=== TO BE DONE ===
Write out the data again exactly, skipping every picture.

Plotting code records:
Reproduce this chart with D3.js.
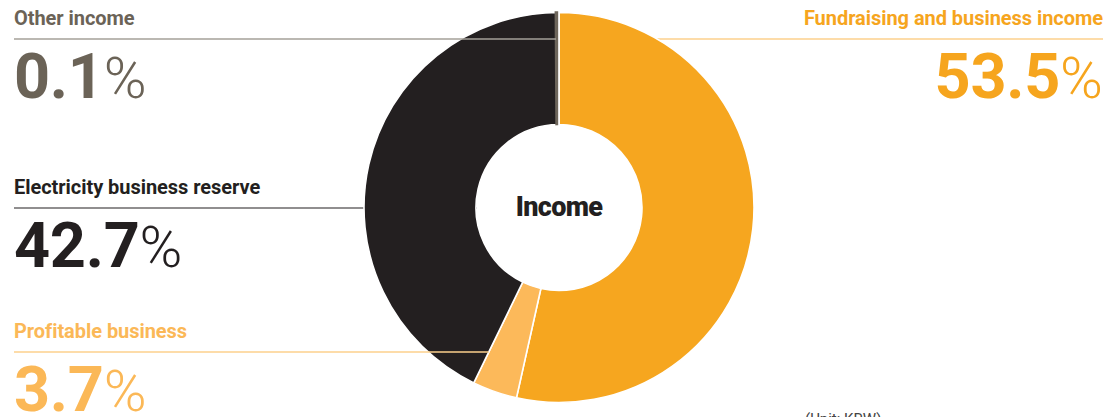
<!DOCTYPE html>
<html>
<head>
<meta charset="utf-8">
<script src="https://cdn.jsdelivr.net/npm/d3@7"></script>
<style>
  html, body { margin: 0; padding: 0; background: #fff; }
  svg { display: block; }
</style>
</head>
<body>
<svg id="chart" width="1111" height="417"></svg>
<script>
// Income composition (%)
const categories = [
  "Fundraising and business income",
  "Profitable business",
  "Electricity business reserve",
  "Other income"
];
const shares = [53.5, 3.7, 42.7, 0.1];
const centerTitle = "Income";
const unitNote = "(Unit: KRW)";

// Presentation
const fills = ["#f6a61f", "#fcb95a", "#231f20", "#6e665b"];
const textFills = ["#f6a51e", "#fbb857", "#231f20", "#6b6357"];
const leaderFills = ["#fdd08c", "#fdd08c", "#231f20", "#a5a098"];
const side = ["right", "left", "left", "left"];
const leaderY = [39, 352, 208, 39];

const W = 1111, H = 417;
const cx = 559, cy = 207.5, outerR = 195, innerR = 83;
const leftX = 14, rightX = 1103;

const svg = d3.select("#chart");

const pie = d3.pie().sort(null).value(d => d.v).startAngle(0).endAngle(2 * Math.PI);
const arcs = pie(categories.map((c, i) => ({ c, v: shares[i], i })));
const arc = d3.arc().innerRadius(innerR).outerRadius(outerR);

const leaders = svg.append("g");
const pieG = svg.append("g").attr("transform", `translate(${cx},${cy})`);
const over = svg.append("g");

// x where a horizontal leader at height y meets the slice's closing edge
function edgeX(a, y) {
  const ang = a.endAngle;
  const dy = y - cy;
  const ux = Math.sin(ang), uy = -Math.cos(ang);
  const t = dy / uy;
  return cx + ux * t;
}

arcs.forEach((a, i) => {
  const y = leaderY[i];
  if (side[i] === "right") {
    leaders.append("line")
      .attr("x1", cx).attr("x2", rightX).attr("y1", y).attr("y2", y)
      .attr("stroke", leaderFills[i]).attr("stroke-width", 1.5);
  } else if (i === 2) {
    leaders.append("line")
      .attr("x1", leftX).attr("x2", cx).attr("y1", y).attr("y2", y)
      .attr("stroke", leaderFills[i]).attr("stroke-width", 1.2);
  } else {
    over.append("line")
      .attr("x1", leftX).attr("x2", edgeX(a, y) - (i === 3 ? 3 : 0)).attr("y1", y).attr("y2", y)
      .attr("stroke", leaderFills[i]).attr("stroke-width", 1.5);
  }
});

// Slices with white separators
pieG.selectAll("path.slice")
  .data(arcs)
  .join("path")
  .attr("class", "slice")
  .attr("d", arc)
  .attr("fill", d => fills[d.data.i])
  .attr("stroke", "#fff")
  .attr("stroke-width", 1.6)
  .attr("stroke-linejoin", "miter");

// The smallest slice gets an outline in its own colour so it stays visible
const tiny = arcs[3];
pieG.append("path")
  .attr("d", arc(tiny))
  .attr("fill", fills[3])
  .attr("stroke", fills[3])
  .attr("stroke-width", 2.4)
  .attr("transform", "translate(-2,0)");

pieG.append("circle").attr("r", innerR - 0.8).attr("fill", "#fff");

pieG.append("text")
  .attr("text-anchor", "middle")
  .attr("y", 8)
  .attr("font-family", "Roboto, sans-serif")
  .attr("font-weight", 900)
  .attr("font-size", 27)
  .attr("letter-spacing", -0.7)
  .attr("fill", "#231f20")
  .text(centerTitle);

// Category labels and shares
arcs.forEach((a, i) => {
  const y = leaderY[i];
  const right = side[i] === "right";
  const x = right ? rightX : leftX;
  const anchor = right ? "end" : "start";

  over.append("text")
    .attr("x", x).attr("y", y - 14)
    .attr("text-anchor", anchor)
    .attr("font-family", "Roboto, sans-serif")
    .attr("font-weight", 700)
    .attr("font-size", 20)
    .attr("letter-spacing", -0.05)
    .attr("fill", textFills[i])
    .text(categories[i]);

  const t = over.append("text")
    .attr("x", x).attr("y", y + 59)
    .attr("text-anchor", anchor)
    .attr("font-family", "Roboto, sans-serif")
    .attr("fill", textFills[i]);
  t.append("tspan")
    .attr("font-weight", 700)
    .attr("font-size", 63)
    .attr("letter-spacing", -0.3)
    .text(d3.format(".1f")(shares[i]));
  t.append("tspan")
    .attr("font-weight", 300)
    .attr("font-size", 58)
    .attr("dx", 0)
    .text("%");
});

svg.append("text")
  .attr("x", 805).attr("y", 424)
  .attr("font-family", "Roboto, sans-serif")
  .attr("font-size", 15)
  .attr("fill", "#444")
  .text(unitNote);
</script>
</body>
</html>
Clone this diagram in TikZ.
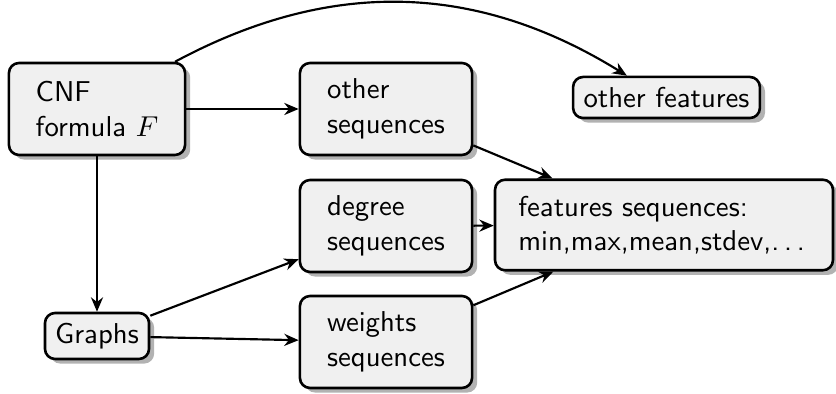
\documentclass[tikz,border=0pt]{standalone}
\usetikzlibrary{shadows,arrows.meta}
\begin{document}
\begin{tikzpicture}[x=0.348pt,y=-0.348pt, font=\sffamily,
  box/.style={draw, line width=0.9pt, rounded corners=3.5pt, fill=black!6,
    drop shadow={shadow xshift=1.8pt, shadow yshift=-1.6pt, fill=black!30, opacity=1},
    align=left, inner sep=0pt},
  arr/.style={-{Stealth[length=5pt,width=4.2pt]}, line width=0.75pt}]
\useasboundingbox (0,0) rectangle (836,394);
\node[box, minimum width=61.3pt, minimum height=32pt] (cnf) at (97,109) {CNF\\formula $F$};
\node[box, minimum width=59.9pt, minimum height=32pt] (oseq) at (386,109) {other\\sequences};
\node[box, minimum width=59.9pt, minimum height=32pt] (dseq) at (386,226) {degree\\sequences};
\node[box, minimum width=59.9pt, minimum height=32pt] (wseq) at (386,342) {weights\\sequences};
\node[box, minimum width=117.6pt, minimum height=31.5pt] (feat) at (664,225) {features sequences:\\min,max,mean,stdev,.\kern1.67pt.\kern1.67pt.\kern1.67pt};
\node[box, minimum width=36.2pt, minimum height=16pt] (graphs) at (97,336) {Graphs};
\node[box, minimum width=65pt, minimum height=14.3pt] (ofeat) at (666.5,97.5) {other features};
\draw[arr] (cnf) -- (oseq);
\draw[arr] (cnf) -- (graphs);
\draw[arr] (cnf) to[bend left=30] (ofeat);
\draw[arr] (graphs) -- (dseq);
\draw[arr] (graphs) -- (wseq);
\draw[arr] (oseq) -- (feat);
\draw[arr] (dseq) -- (feat);
\draw[arr] (wseq) -- (feat);
\end{tikzpicture}
\end{document}
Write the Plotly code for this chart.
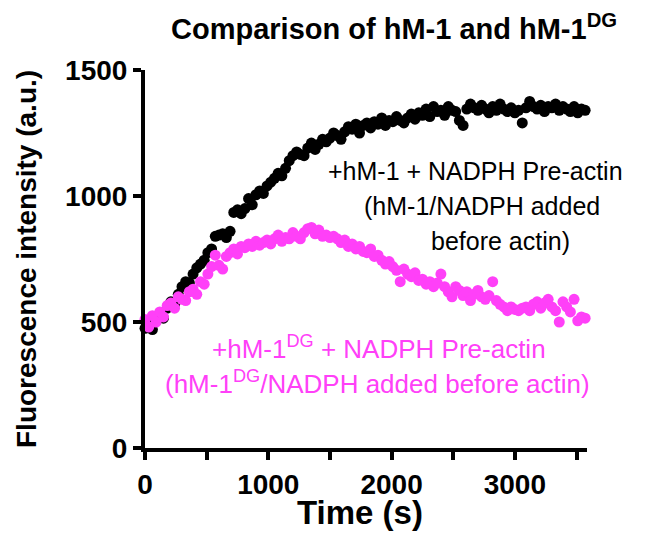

=== OUTPUT OF THE EXERCISE ===
Reproduce this chart with D3.js.
<!DOCTYPE html>
<html>
<head>
<meta charset="utf-8">
<script src="https://cdn.jsdelivr.net/npm/d3@7"></script>
<style>
  html, body { margin: 0; padding: 0; background: #fff; }
  svg { display: block; }
</style>
</head>
<body>
<svg id="chart" width="1111" height="417"></svg>
<script>
// Income composition (%)
const categories = [
  "Fundraising and business income",
  "Profitable business",
  "Electricity business reserve",
  "Other income"
];
const shares = [53.5, 3.7, 42.7, 0.1];
const centerTitle = "Income";
const unitNote = "(Unit: KRW)";

// Presentation
const fills = ["#f6a61f", "#fcb95a", "#231f20", "#6e665b"];
const textFills = ["#f6a51e", "#fbb857", "#231f20", "#6b6357"];
const leaderFills = ["#fdd08c", "#fdd08c", "#231f20", "#a5a098"];
const side = ["right", "left", "left", "left"];
const leaderY = [39, 352, 208, 39];

const W = 1111, H = 417;
const cx = 559, cy = 207.5, outerR = 195, innerR = 83;
const leftX = 14, rightX = 1103;

const svg = d3.select("#chart");

const pie = d3.pie().sort(null).value(d => d.v).startAngle(0).endAngle(2 * Math.PI);
const arcs = pie(categories.map((c, i) => ({ c, v: shares[i], i })));
const arc = d3.arc().innerRadius(innerR).outerRadius(outerR);

const leaders = svg.append("g");
const pieG = svg.append("g").attr("transform", `translate(${cx},${cy})`);
const over = svg.append("g");

// x where a horizontal leader at height y meets the slice's closing edge
function edgeX(a, y) {
  const ang = a.endAngle;
  const dy = y - cy;
  const ux = Math.sin(ang), uy = -Math.cos(ang);
  const t = dy / uy;
  return cx + ux * t;
}

arcs.forEach((a, i) => {
  const y = leaderY[i];
  if (side[i] === "right") {
    leaders.append("line")
      .attr("x1", cx).attr("x2", rightX).attr("y1", y).attr("y2", y)
      .attr("stroke", leaderFills[i]).attr("stroke-width", 1.5);
  } else if (i === 2) {
    leaders.append("line")
      .attr("x1", leftX).attr("x2", cx).attr("y1", y).attr("y2", y)
      .attr("stroke", leaderFills[i]).attr("stroke-width", 1.2);
  } else {
    over.append("line")
      .attr("x1", leftX).attr("x2", edgeX(a, y) - (i === 3 ? 3 : 0)).attr("y1", y).attr("y2", y)
      .attr("stroke", leaderFills[i]).attr("stroke-width", 1.5);
  }
});

// Slices with white separators
pieG.selectAll("path.slice")
  .data(arcs)
  .join("path")
  .attr("class", "slice")
  .attr("d", arc)
  .attr("fill", d => fills[d.data.i])
  .attr("stroke", "#fff")
  .attr("stroke-width", 1.6)
  .attr("stroke-linejoin", "miter");

// The smallest slice gets an outline in its own colour so it stays visible
const tiny = arcs[3];
pieG.append("path")
  .attr("d", arc(tiny))
  .attr("fill", fills[3])
  .attr("stroke", fills[3])
  .attr("stroke-width", 2.4)
  .attr("transform", "translate(-2,0)");

pieG.append("circle").attr("r", innerR - 0.8).attr("fill", "#fff");

pieG.append("text")
  .attr("text-anchor", "middle")
  .attr("y", 8)
  .attr("font-family", "Roboto, sans-serif")
  .attr("font-weight", 900)
  .attr("font-size", 27)
  .attr("letter-spacing", -0.7)
  .attr("fill", "#231f20")
  .text(centerTitle);

// Category labels and shares
arcs.forEach((a, i) => {
  const y = leaderY[i];
  const right = side[i] === "right";
  const x = right ? rightX : leftX;
  const anchor = right ? "end" : "start";

  over.append("text")
    .attr("x", x).attr("y", y - 14)
    .attr("text-anchor", anchor)
    .attr("font-family", "Roboto, sans-serif")
    .attr("font-weight", 700)
    .attr("font-size", 20)
    .attr("letter-spacing", -0.05)
    .attr("fill", textFills[i])
    .text(categories[i]);

  const t = over.append("text")
    .attr("x", x).attr("y", y + 59)
    .attr("text-anchor", anchor)
    .attr("font-family", "Roboto, sans-serif")
    .attr("fill", textFills[i]);
  t.append("tspan")
    .attr("font-weight", 700)
    .attr("font-size", 63)
    .attr("letter-spacing", -0.3)
    .text(d3.format(".1f")(shares[i]));
  t.append("tspan")
    .attr("font-weight", 300)
    .attr("font-size", 58)
    .attr("dx", 0)
    .text("%");
});

svg.append("text")
  .attr("x", 805).attr("y", 424)
  .attr("font-family", "Roboto, sans-serif")
  .attr("font-size", 15)
  .attr("fill", "#444")
  .text(unitNote);
</script>
</body>
</html>
Clone this diagram in TikZ.
\documentclass[tikz,border=0pt]{standalone}
\usetikzlibrary{shadows,arrows.meta}
\begin{document}
\begin{tikzpicture}[x=0.348pt,y=-0.348pt, font=\sffamily,
  box/.style={draw, line width=0.9pt, rounded corners=3.5pt, fill=black!6,
    drop shadow={shadow xshift=1.8pt, shadow yshift=-1.6pt, fill=black!30, opacity=1},
    align=left, inner sep=0pt},
  arr/.style={-{Stealth[length=5pt,width=4.2pt]}, line width=0.75pt}]
\useasboundingbox (0,0) rectangle (836,394);
\node[box, minimum width=61.3pt, minimum height=32pt] (cnf) at (97,109) {CNF\\formula $F$};
\node[box, minimum width=59.9pt, minimum height=32pt] (oseq) at (386,109) {other\\sequences};
\node[box, minimum width=59.9pt, minimum height=32pt] (dseq) at (386,226) {degree\\sequences};
\node[box, minimum width=59.9pt, minimum height=32pt] (wseq) at (386,342) {weights\\sequences};
\node[box, minimum width=117.6pt, minimum height=31.5pt] (feat) at (664,225) {features sequences:\\min,max,mean,stdev,.\kern1.67pt.\kern1.67pt.\kern1.67pt};
\node[box, minimum width=36.2pt, minimum height=16pt] (graphs) at (97,336) {Graphs};
\node[box, minimum width=65pt, minimum height=14.3pt] (ofeat) at (666.5,97.5) {other features};
\draw[arr] (cnf) -- (oseq);
\draw[arr] (cnf) -- (graphs);
\draw[arr] (cnf) to[bend left=30] (ofeat);
\draw[arr] (graphs) -- (dseq);
\draw[arr] (graphs) -- (wseq);
\draw[arr] (oseq) -- (feat);
\draw[arr] (dseq) -- (feat);
\draw[arr] (wseq) -- (feat);
\end{tikzpicture}
\end{document}
Write the Plotly code for this chart.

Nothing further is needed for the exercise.